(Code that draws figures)
-------------------------

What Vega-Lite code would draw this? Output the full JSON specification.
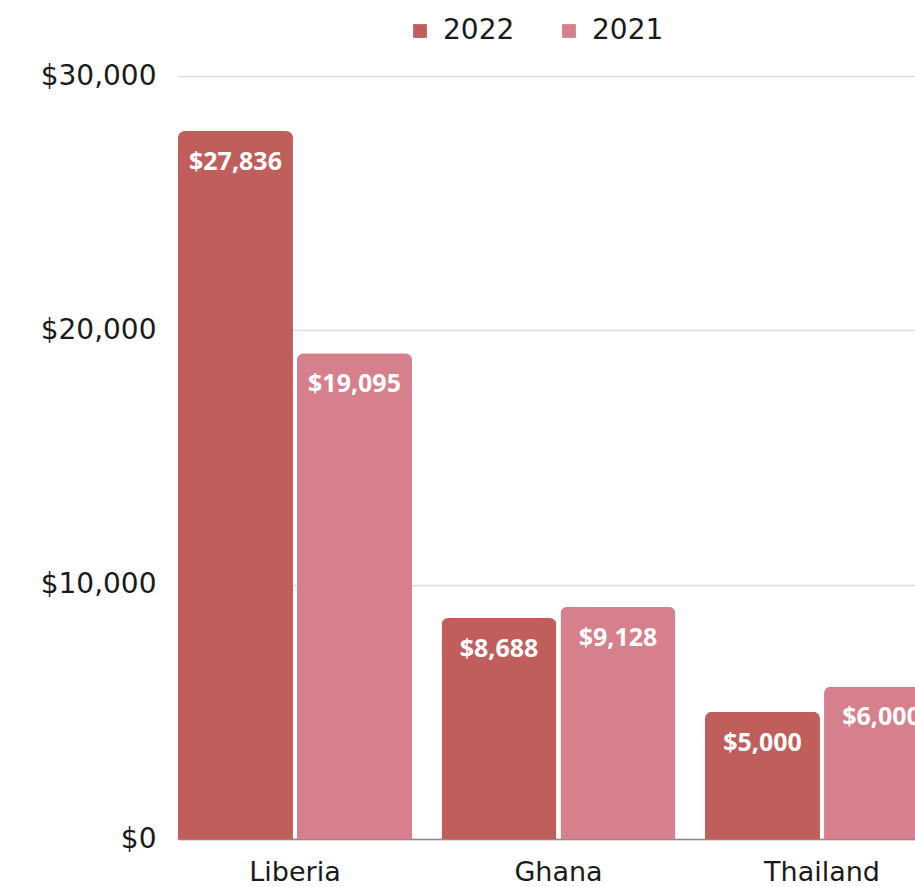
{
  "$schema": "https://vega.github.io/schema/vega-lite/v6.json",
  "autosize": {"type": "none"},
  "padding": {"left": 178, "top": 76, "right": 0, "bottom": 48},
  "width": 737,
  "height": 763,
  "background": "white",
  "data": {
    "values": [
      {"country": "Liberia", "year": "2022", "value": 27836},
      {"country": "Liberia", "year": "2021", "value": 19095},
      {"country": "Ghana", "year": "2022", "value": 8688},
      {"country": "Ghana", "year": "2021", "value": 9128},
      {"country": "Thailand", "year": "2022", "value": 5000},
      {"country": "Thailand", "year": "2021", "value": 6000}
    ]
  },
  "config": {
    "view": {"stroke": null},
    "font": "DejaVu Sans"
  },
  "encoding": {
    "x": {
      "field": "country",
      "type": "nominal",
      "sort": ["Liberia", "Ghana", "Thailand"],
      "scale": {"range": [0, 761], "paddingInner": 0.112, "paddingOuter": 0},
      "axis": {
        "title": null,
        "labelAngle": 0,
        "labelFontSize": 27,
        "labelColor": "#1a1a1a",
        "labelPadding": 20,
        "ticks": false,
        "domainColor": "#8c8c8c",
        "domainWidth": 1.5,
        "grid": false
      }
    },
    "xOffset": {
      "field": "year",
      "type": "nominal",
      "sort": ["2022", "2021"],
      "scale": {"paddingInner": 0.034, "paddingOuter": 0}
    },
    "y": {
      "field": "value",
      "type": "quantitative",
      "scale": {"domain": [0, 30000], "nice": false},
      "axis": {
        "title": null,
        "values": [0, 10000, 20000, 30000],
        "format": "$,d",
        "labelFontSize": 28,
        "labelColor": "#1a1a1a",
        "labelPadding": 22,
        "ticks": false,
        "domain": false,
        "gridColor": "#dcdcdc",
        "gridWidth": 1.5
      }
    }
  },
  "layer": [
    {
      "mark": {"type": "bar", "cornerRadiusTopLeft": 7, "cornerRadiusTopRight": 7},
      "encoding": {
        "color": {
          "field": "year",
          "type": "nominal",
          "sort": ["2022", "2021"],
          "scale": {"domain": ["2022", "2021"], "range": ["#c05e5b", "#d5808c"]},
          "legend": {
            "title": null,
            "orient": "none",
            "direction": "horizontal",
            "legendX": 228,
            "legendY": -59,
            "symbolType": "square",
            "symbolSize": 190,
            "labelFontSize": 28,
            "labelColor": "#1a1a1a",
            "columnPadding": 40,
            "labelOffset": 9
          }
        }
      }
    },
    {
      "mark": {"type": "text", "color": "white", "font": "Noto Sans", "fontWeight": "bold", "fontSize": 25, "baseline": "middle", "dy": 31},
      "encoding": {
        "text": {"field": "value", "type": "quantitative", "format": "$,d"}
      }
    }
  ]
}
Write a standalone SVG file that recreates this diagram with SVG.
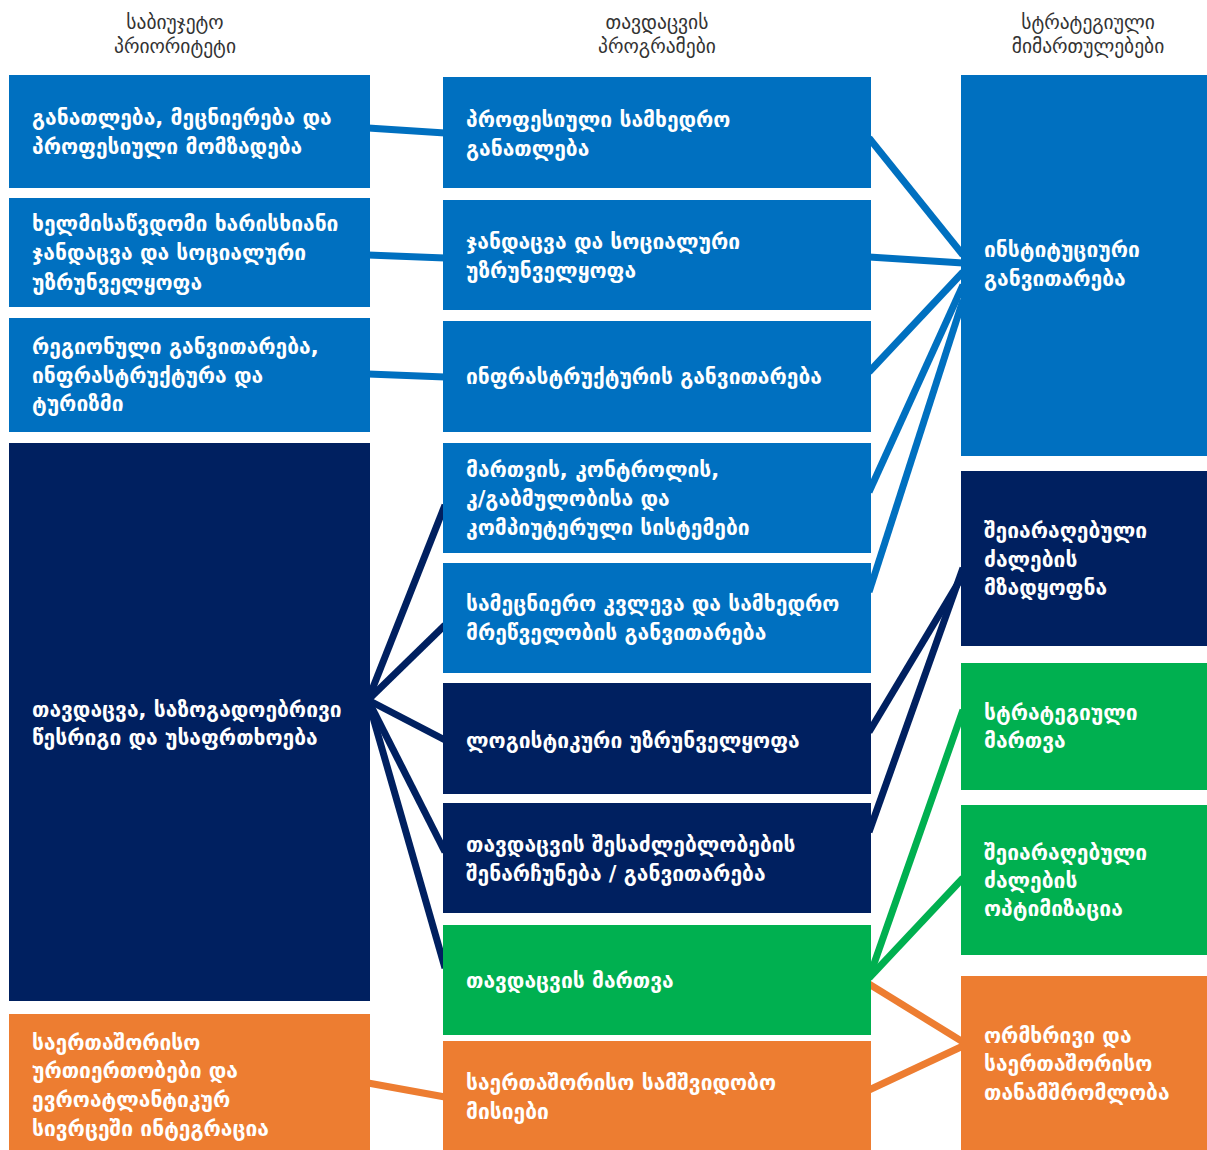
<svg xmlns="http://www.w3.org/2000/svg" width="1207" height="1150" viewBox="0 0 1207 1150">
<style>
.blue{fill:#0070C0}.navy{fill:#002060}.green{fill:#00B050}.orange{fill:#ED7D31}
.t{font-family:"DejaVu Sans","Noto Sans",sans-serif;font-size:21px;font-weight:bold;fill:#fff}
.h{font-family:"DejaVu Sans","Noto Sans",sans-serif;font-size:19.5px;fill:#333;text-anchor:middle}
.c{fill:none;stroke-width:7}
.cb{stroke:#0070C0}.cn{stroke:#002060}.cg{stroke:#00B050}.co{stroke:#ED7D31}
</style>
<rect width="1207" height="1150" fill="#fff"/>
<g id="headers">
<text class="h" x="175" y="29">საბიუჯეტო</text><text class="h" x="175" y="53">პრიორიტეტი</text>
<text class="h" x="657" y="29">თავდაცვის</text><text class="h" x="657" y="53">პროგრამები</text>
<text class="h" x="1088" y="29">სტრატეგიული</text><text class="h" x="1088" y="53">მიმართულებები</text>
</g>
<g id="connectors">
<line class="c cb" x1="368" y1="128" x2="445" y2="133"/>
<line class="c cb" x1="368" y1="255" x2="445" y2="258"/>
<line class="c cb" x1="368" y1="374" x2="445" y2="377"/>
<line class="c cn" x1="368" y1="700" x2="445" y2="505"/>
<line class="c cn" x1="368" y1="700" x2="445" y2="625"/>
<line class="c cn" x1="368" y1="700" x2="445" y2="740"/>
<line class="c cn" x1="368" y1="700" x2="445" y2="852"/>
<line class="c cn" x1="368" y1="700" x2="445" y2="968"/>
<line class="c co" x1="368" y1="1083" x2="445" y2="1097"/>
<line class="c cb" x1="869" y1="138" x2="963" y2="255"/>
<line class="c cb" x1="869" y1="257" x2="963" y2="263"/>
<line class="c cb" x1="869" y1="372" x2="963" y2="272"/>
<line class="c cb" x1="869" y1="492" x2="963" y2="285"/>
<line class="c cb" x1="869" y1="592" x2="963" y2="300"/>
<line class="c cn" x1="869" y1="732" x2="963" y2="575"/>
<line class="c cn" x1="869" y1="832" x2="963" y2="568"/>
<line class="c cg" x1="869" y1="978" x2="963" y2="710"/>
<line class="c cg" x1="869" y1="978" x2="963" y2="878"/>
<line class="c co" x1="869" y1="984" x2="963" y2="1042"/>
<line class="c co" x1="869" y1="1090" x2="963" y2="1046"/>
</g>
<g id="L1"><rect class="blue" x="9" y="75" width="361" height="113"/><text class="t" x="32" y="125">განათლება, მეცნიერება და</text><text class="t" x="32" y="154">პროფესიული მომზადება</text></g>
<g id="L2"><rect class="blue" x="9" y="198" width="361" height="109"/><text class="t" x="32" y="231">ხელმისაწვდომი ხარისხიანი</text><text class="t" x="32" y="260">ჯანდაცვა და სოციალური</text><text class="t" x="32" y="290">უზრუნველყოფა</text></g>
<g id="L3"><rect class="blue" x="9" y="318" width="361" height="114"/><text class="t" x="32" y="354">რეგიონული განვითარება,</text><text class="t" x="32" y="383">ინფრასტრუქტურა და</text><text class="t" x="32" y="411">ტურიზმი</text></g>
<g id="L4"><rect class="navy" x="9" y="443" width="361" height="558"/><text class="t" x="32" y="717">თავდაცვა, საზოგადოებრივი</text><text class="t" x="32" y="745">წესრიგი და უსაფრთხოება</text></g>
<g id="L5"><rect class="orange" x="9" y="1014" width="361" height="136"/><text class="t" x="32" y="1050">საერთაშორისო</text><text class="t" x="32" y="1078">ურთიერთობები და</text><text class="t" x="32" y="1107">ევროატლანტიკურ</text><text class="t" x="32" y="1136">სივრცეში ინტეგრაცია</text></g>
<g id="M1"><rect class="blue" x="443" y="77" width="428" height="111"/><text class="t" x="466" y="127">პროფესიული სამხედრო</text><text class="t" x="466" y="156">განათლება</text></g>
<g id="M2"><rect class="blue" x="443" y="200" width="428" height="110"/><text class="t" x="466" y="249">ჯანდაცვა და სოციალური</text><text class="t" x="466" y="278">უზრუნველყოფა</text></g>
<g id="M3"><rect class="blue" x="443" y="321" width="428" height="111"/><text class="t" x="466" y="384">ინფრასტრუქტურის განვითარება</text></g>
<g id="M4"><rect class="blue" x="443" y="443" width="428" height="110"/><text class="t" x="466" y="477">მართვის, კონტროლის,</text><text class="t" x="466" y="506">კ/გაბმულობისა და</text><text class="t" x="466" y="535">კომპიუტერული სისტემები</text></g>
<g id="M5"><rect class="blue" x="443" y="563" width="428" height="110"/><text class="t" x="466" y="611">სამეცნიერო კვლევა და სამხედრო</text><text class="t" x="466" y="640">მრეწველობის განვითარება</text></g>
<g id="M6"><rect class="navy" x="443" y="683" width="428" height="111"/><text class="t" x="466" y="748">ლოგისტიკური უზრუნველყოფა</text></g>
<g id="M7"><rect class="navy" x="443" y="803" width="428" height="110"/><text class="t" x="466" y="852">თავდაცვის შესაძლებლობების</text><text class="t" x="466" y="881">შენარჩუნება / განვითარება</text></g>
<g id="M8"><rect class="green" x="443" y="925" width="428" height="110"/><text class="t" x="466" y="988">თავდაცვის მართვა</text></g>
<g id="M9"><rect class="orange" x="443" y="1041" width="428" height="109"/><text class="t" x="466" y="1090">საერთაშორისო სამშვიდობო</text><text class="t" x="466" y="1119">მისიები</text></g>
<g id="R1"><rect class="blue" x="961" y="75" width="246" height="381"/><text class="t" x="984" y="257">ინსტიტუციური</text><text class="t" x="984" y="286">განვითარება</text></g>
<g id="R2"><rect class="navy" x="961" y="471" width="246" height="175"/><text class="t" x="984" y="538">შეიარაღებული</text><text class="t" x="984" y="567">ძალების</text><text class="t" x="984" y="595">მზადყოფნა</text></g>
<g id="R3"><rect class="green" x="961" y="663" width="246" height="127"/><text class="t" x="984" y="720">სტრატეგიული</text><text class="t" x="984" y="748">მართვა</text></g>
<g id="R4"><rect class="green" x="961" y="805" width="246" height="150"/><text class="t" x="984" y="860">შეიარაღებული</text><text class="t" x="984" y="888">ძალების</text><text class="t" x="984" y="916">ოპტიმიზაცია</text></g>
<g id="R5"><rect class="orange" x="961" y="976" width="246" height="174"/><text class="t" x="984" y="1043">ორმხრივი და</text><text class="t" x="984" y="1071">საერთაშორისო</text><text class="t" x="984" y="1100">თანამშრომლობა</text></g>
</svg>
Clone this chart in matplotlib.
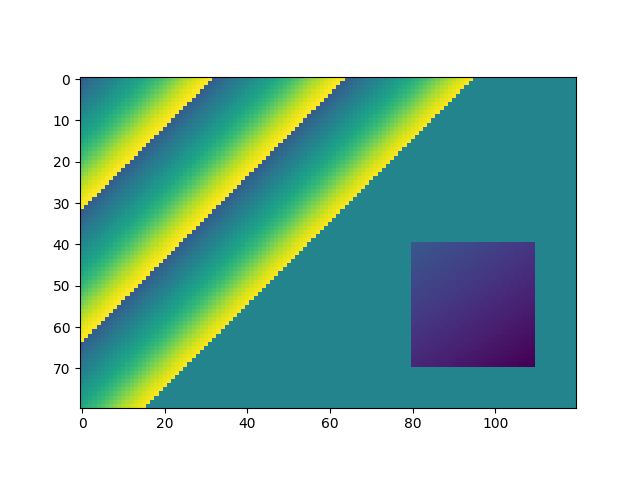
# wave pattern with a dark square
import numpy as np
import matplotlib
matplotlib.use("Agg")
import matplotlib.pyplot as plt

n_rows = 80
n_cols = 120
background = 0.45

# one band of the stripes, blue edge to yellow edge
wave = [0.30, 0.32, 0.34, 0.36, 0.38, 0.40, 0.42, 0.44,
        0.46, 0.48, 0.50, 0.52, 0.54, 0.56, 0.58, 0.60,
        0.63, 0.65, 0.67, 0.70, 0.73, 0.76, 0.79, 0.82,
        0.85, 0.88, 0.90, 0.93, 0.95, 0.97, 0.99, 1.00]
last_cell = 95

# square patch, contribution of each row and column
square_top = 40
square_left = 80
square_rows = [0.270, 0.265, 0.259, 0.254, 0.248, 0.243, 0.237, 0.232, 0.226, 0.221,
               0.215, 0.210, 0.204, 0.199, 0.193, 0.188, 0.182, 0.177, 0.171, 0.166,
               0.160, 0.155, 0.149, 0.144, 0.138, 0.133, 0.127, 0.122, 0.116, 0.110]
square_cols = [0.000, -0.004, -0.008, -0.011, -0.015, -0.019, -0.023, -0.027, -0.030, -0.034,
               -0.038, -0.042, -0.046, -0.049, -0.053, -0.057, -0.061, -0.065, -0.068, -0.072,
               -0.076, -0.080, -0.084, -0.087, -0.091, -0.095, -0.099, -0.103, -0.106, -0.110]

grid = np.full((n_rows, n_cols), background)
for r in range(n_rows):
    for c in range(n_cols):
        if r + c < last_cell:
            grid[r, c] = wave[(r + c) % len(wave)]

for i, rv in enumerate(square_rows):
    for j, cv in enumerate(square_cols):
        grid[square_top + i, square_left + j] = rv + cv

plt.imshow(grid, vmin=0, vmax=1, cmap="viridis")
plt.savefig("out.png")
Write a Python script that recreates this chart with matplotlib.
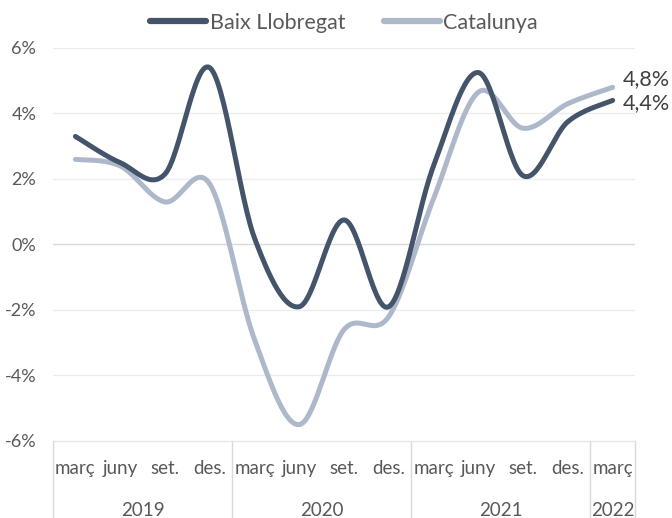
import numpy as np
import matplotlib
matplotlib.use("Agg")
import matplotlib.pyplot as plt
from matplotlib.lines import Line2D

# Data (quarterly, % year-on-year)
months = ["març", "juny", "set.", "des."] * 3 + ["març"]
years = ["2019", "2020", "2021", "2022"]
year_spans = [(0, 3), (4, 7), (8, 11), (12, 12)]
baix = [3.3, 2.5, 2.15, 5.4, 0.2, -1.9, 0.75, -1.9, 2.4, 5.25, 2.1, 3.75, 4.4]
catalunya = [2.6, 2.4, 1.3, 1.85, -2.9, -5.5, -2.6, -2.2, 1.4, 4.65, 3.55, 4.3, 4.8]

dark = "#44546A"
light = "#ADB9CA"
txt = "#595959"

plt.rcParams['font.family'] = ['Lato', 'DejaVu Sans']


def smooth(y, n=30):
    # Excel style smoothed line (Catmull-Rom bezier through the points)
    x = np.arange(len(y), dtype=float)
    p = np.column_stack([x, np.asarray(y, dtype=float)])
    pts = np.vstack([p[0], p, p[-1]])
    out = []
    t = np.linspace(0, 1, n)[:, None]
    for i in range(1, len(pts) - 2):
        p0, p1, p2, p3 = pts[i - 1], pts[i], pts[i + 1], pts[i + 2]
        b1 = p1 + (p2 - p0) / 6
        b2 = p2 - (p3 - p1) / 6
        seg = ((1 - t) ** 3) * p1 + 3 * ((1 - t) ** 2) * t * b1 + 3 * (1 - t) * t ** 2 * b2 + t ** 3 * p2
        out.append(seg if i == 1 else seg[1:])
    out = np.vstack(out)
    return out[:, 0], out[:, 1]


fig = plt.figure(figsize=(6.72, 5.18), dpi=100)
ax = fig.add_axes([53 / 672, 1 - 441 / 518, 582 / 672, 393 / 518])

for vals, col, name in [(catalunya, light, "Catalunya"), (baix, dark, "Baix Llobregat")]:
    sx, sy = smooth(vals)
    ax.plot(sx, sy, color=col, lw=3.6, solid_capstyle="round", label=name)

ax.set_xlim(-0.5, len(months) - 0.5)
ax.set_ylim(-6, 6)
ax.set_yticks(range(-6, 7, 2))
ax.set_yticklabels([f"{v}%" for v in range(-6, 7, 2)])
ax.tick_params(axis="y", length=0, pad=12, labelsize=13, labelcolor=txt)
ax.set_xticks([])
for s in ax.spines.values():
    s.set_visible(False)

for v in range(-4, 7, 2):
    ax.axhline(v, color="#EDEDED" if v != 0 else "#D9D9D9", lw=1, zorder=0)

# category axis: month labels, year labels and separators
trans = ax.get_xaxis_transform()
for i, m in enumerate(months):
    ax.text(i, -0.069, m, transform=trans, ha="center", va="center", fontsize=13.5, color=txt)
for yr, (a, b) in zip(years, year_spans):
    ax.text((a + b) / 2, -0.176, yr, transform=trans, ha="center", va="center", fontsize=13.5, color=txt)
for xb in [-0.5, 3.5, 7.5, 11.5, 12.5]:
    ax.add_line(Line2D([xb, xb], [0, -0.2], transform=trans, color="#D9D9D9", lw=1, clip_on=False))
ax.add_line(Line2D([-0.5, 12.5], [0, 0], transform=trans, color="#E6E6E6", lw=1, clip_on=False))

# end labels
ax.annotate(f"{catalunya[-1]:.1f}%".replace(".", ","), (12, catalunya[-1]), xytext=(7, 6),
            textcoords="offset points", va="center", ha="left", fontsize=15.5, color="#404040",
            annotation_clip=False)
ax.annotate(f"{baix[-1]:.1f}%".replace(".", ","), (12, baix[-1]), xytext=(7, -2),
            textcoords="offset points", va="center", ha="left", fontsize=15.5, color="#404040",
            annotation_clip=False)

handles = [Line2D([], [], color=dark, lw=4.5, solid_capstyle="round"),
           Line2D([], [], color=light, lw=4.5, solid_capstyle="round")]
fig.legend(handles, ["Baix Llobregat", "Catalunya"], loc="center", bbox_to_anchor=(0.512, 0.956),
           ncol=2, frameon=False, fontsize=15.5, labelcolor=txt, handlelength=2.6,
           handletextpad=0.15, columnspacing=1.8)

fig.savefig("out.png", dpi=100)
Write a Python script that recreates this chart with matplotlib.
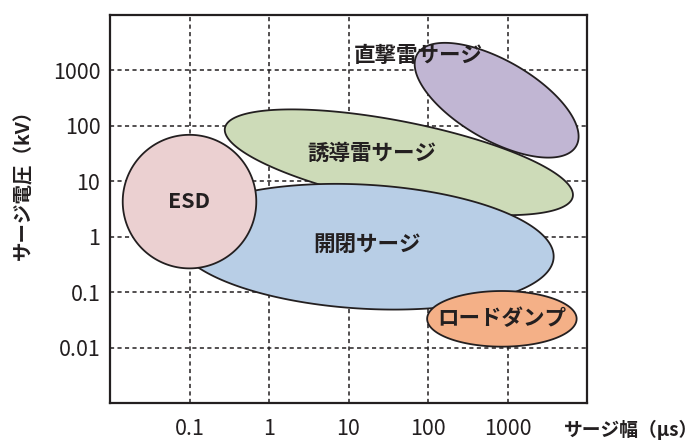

-------------------------

What to produce: From the records above, copy only the lines running from the line containing "Clone this chart in matplotlib." to the line containing "last_cell = 95", both ends included. Leave the pictures out.

Full solution:
Clone this chart in matplotlib.
# wave pattern with a dark square
import numpy as np
import matplotlib
matplotlib.use("Agg")
import matplotlib.pyplot as plt

n_rows = 80
n_cols = 120
background = 0.45

# one band of the stripes, blue edge to yellow edge
wave = [0.30, 0.32, 0.34, 0.36, 0.38, 0.40, 0.42, 0.44,
        0.46, 0.48, 0.50, 0.52, 0.54, 0.56, 0.58, 0.60,
        0.63, 0.65, 0.67, 0.70, 0.73, 0.76, 0.79, 0.82,
        0.85, 0.88, 0.90, 0.93, 0.95, 0.97, 0.99, 1.00]
last_cell = 95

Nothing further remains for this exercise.